According to unnamed sources, Italian company Bracco is developing a possible offer for the unit,
Reuters has reported via Business Insider.
In fact, the Italian firm has charged an investment bank “to find a partner for a possible joint offer for the unit, which may be valued at more than 4 billion euros,” according to the wire service.
Apparently French firm Guerbet is also interested in making a bid and has talked with possible partners in the deal.
However, Bayer “has not yet made a final decision on whether it will sell, but earlier this year mandated Goldman Sachs as a sell-side advisor and sent out information to prospective buyers, the people said, adding that the auction had been expected to start next year,”
according to Reuters.
According to those anonymous sources the company “is also offering” the unit to interest private equity parties, like Advent, Carlyle or Cinven.
The radiology business generates more than 1.5 billion euros in revenue.
After May's second rejected $62 billion offer to buy Monsanto, anonymous comments surfaced that Bayer might be
willing to part with its $3 billion radiology supplies business.
At that time Monsanto’s board nixed Bayer's bids, suggesting they were “incomplete and financially inadequate.”
Further discussions were not ruled out, however, and in September led to a deal in which Bayer “would pay $57 billion to Monsanto shareholders and assume $9 billion in Monsanto debt,”

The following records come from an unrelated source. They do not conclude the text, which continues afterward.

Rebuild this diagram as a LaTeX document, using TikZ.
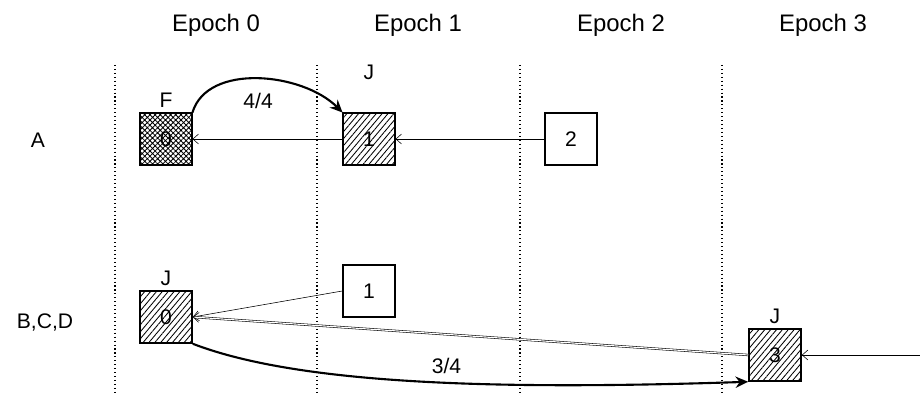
\documentclass[tikz,border=0pt]{standalone}
\usepackage{fontspec}
\setmainfont{Liberation Sans}
\usepackage{tikz}
\usetikzlibrary{calc, positioning, patterns.meta, arrows.meta}

\tikzset{
  blk/.style={draw, line width=1.1pt, minimum size=1.3cm, inner sep=0pt, fill=white},
  hatch/.style={pattern={Lines[angle=50, distance=3.2pt, line width=0.6pt]}},
  xhatch/.style={pattern={Hatch[angle=45, distance=2.6pt, line width=0.6pt]}},
  back/.style={-{Straight Barb[length=4pt, width=7pt]}},
  vote/.style={-{Stealth[length=9pt, width=8pt]}, line width=1.5pt},
}

\begin{document}
\begin{tikzpicture}[>=latex, x=0.025cm, y=-0.025cm, font=\fontsize{15}{18}\selectfont]
    \useasboundingbox (0,0) rectangle (920,394);

    % Các cột epoch
    \foreach \i/\x in {0/115,1/317,2/520,3/722} {
        \draw[dotted, thick] (\x,65) -- (\x,394);
        \node[font=\fontsize{17}{20}\selectfont] (ep\i) at (\x+101,25) {Epoch \i};
    }

    % Các hàng
    \node (rowA) at (38,140) {A};
    \node (rowB) at (45,322) {B,C,D};

    % Hàng A
    \node[blk, xhatch] (a0) at (166,139) {0};
    \node[blk, hatch] (a1) at (369,139) {1};
    \node[blk] (a2) at (571,139) {2};
    \node[above=0pt of a0] (fa0) {F};
    \node[above=0.7cm of a1] (ja1) {J};

    % Hàng B,C,D
    \node[blk, hatch] (b0) at (166,317) {0};
    \node[blk] (b1) at (369,291) {1};
    \node[blk, hatch] (b3) at (775,355) {3};
    \node[above=0pt of b0] (jb0) {J};
    \node[above=0pt of b3] (jb3) {J};
    \coordinate (in3) at (920,355);

    % Mũi tên
    \draw[back] (a1) -- (a0);
    \draw[back] (a2) -- (a1);
    \draw[back] (b1.west) -- (b0.east);
    \draw[back, double, double distance=0.8pt] (b3.west) -- (b0.east);
    \draw[back] (in3) -- (b3);
    \draw[vote] (a0.north east) .. controls +(15,-50) and +(-40,-40) .. (a1.north west)
        node[midway, below=6pt] {4/4};
    \draw[vote] (b0.south east) .. controls (300,385) and (500,390) .. (b3.south west)
        node[pos=0.55, above=2pt] {3/4};
\end{tikzpicture}
\end{document}
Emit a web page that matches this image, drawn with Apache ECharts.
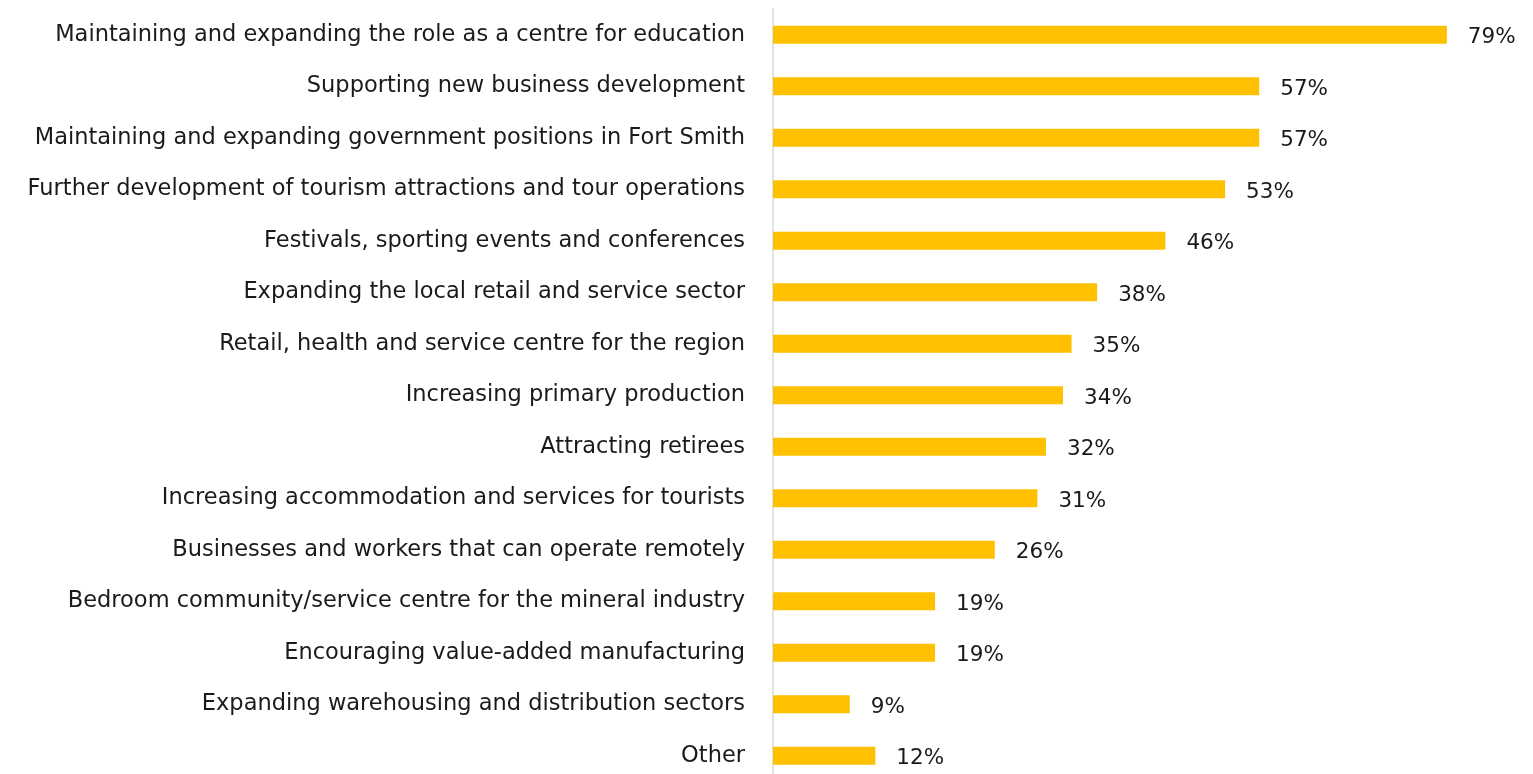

according to Associated Press via Farm Journal.
Bayer, which pulls in revenues of more than $1.7 billion from its radiological contrast agents and injection equipment, has said that this deal for the seed-giant does not hang on any radiology-unit sale.
Among its most widely used contrast agents are Gadavist for MR scans and Ultravist for CT. These two alone took in over $300 million in 2015.
Bayer has been targeting its focus with strategic deals in recent years toward prescription drugs and consumer care products. In 2014 it made a $415 million deal for its vascular catheters business with Boston Scientific. Last year its blood glucose meter business went to Panasonic Healthcare Holdings for 1.02 billion euros.
Of the latest news on the possible radiology deal, there have so far been no comments from Bracco and Guerbet to Reuters.
The deal for Bayer's dermatology unit is also not done, sources told Reuters. That sale would bring as much as 1 billion euros.
Avista is the final player in that deal, said the sources, noting that India's Lupin and investor BC Partners have now passed.